For the ANN and SVM tests nominal features were transformed to numerical features, significantly increasing the number of dimensions and the sparsity in the feature space. The inclusion or removal of nominal features implies a determinant effect on the input space overall shape. Irrespective of the relevance of the contained information, it can be either beneficial or detrimental when establishing partition boundaries in the SVM case (depending on which features are already selected). Considering feature by feature, density estimations revealed that both attack and normal clusters show strong deviation as a general rule, introducing an environment with non-determinant fluctuations in density and where areas of existence of both normal and attack classes frequently superimpose. Moreover, normal traffic accounts for very diverse types of operations, and could be even considered as a background noise wrapping attack profiles. On the other hand, the attack group is obviously not homogeneous, and is arranged in little sub-clusters that can also show high dispersion in several features. Taking into account how SVM establish classification boundaries, such characteristics suggest a very demanding scenario. In any case, a specific parameterization for every subset revealed a tendency to improve the performance as features were reduced.
We provide the time required by filter feature selection validation (Table 2) as well as for the classification benchmarks (Table 5). As expected, as a consequence of utilizing less features by the involved algorithms computational costs were highly reduced without impairing classification performances, which kept acceptable rates, showed minor degradation or even improved.

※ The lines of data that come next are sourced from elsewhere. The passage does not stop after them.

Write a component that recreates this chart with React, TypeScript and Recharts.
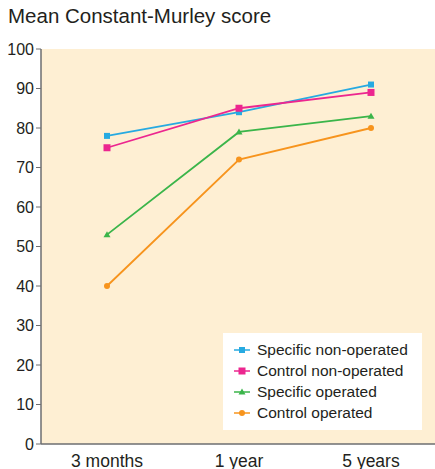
import { LineChart, Line, XAxis, YAxis, CartesianGrid } from 'recharts'

const categories = ['3 months', '1 year', '5 years']
const specificNonOperated = [78, 84, 91]
const controlNonOperated = [75, 85, 89]
const specificOperated = [53, 79, 83]
const controlOperated = [40, 72, 80]
const yTicks = [0, 10, 20, 30, 40, 50, 60, 70, 80, 90, 100]
const boundaryTicks = [0, 1, 2, 3]

const data = categories.map((name, i) => ({
  name,
  sno: specificNonOperated[i],
  cno: controlNonOperated[i],
  so: specificOperated[i],
  co: controlOperated[i],
}))

const FONT = '"Liberation Sans", Arial, sans-serif'
const TEXT = '#231f20'
const AXIS = '#6d6e71'

const series = [
  { key: 'sno', name: 'Specific non-operated', color: '#27aae1', shape: 'square', size: 6 },
  { key: 'cno', name: 'Control non-operated', color: '#ec268f', shape: 'square', size: 7 },
  { key: 'so', name: 'Specific operated', color: '#3bb54a', shape: 'triangle', size: 7 },
  { key: 'co', name: 'Control operated', color: '#f7941d', shape: 'circle', size: 6 },
]

function Marker({ cx, cy, shape, size, color }: any) {
  if (cx == null || cy == null) return null
  const h = size / 2
  if (shape === 'square') return <rect x={cx - h} y={cy - h} width={size} height={size} fill={color} />
  if (shape === 'triangle')
    return <polygon points={`${cx - h},${cy + h - 1} ${cx + h},${cy + h - 1} ${cx},${cy - h}`} fill={color} />
  return <circle cx={cx} cy={cy} r={h} fill={color} />
}

function LegendBox() {
  return (
    <div
      style={{
        position: 'absolute',
        left: 223,
        top: 333,
        background: '#ffffff',
        width: 199,
        height: 97,
        boxSizing: 'border-box',
        padding: '6px 0 0 11px',
        fontFamily: FONT,
        fontSize: 15.5,
        color: TEXT,
      }}
    >
      {series.map((s) => (
        <div key={s.key} style={{ display: 'flex', alignItems: 'center', height: 21 }}>
          <svg width={16} height={10} style={{ marginRight: 7 }}>
            <line x1={0} y1={5} x2={16} y2={5} stroke={s.color} strokeWidth={1.5} />
            <Marker cx={8} cy={5} shape={s.shape} size={s.size} color={s.color} />
          </svg>
          <span>{s.name}</span>
        </div>
      ))}
    </div>
  )
}

export default function App() {
  return (
    <div style={{ position: 'absolute', left: 0, top: 0, width: 435, height: 469, background: '#ffffff', overflow: 'hidden' }}>
      <div
        style={{
          position: 'absolute',
          left: 8,
          top: 4,
          fontFamily: FONT,
          fontSize: 20.5,
          color: TEXT,
          whiteSpace: 'nowrap',
        }}
      >
        Mean Constant-Murley score
      </div>
      <LineChart
        width={437}
        height={469}
        data={data}
        margin={{ top: 49, right: 0, left: 0, bottom: 0 }}
        style={{ fontFamily: FONT, overflow: 'visible' }}
      >
        <CartesianGrid horizontal={false} vertical={false} fill="#feefd3" />
        <XAxis
          xAxisId={0}
          type="number"
          domain={[0, 3]}
          ticks={boundaryTicks}
          tick={false}
          tickSize={5}
          stroke={AXIS}
          axisLine={{ stroke: AXIS, strokeWidth: 1.5 }}
          height={1}
        />
        <XAxis
          xAxisId={1}
          dataKey="name"
          scale="band"
          axisLine={false}
          tickLine={false}
          tickMargin={4}
          height={24}
          tick={{ fill: TEXT, fontSize: 17.5 }}
        />
        <YAxis
          domain={[0, 100]}
          ticks={yTicks}
          width={41}
          tickSize={5}
          tickMargin={2}
          interval={0}
          stroke={AXIS}
          axisLine={{ stroke: AXIS, strokeWidth: 1.5 }}
          tick={{ fill: TEXT, fontSize: 16 }}
        />
        {series.map((s) => (
          <Line
            key={s.key}
            xAxisId={1}
            dataKey={s.key}
            name={s.name}
            stroke={s.color}
            strokeWidth={1.8}
            isAnimationActive={false}
            dot={(p: any) => <Marker key={`${s.key}-${p.index}`} cx={p.cx} cy={p.cy} shape={s.shape} size={s.size} color={s.color} />}
            activeDot={false}
          />
        ))}
      </LineChart>
      <LegendBox />
    </div>
  )
}
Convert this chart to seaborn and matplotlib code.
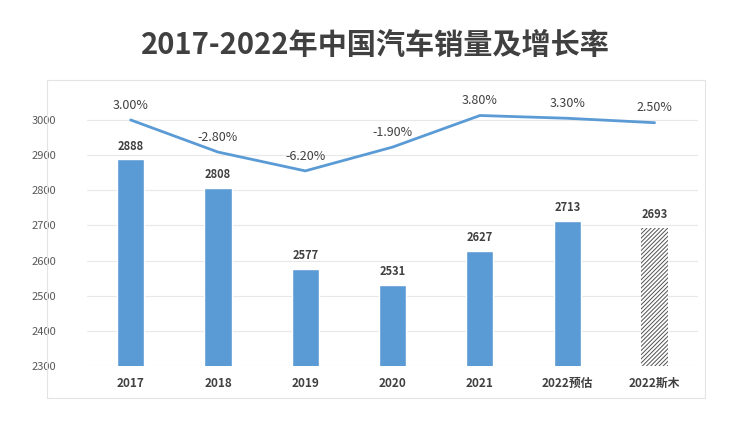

The reasons behind the long-time periods required by ANN have to do with the database size growth (it is more than double in storage) when transforming nominal data to numerical data for enabling LASSO, ANN and SVM processing (explained in Sect. 4.3). On the other hand, input dimensionality does not have a high impact in overall complexity for the SVM, hence performance times depended more directly on sample size and convergence criteria inside training algorithms.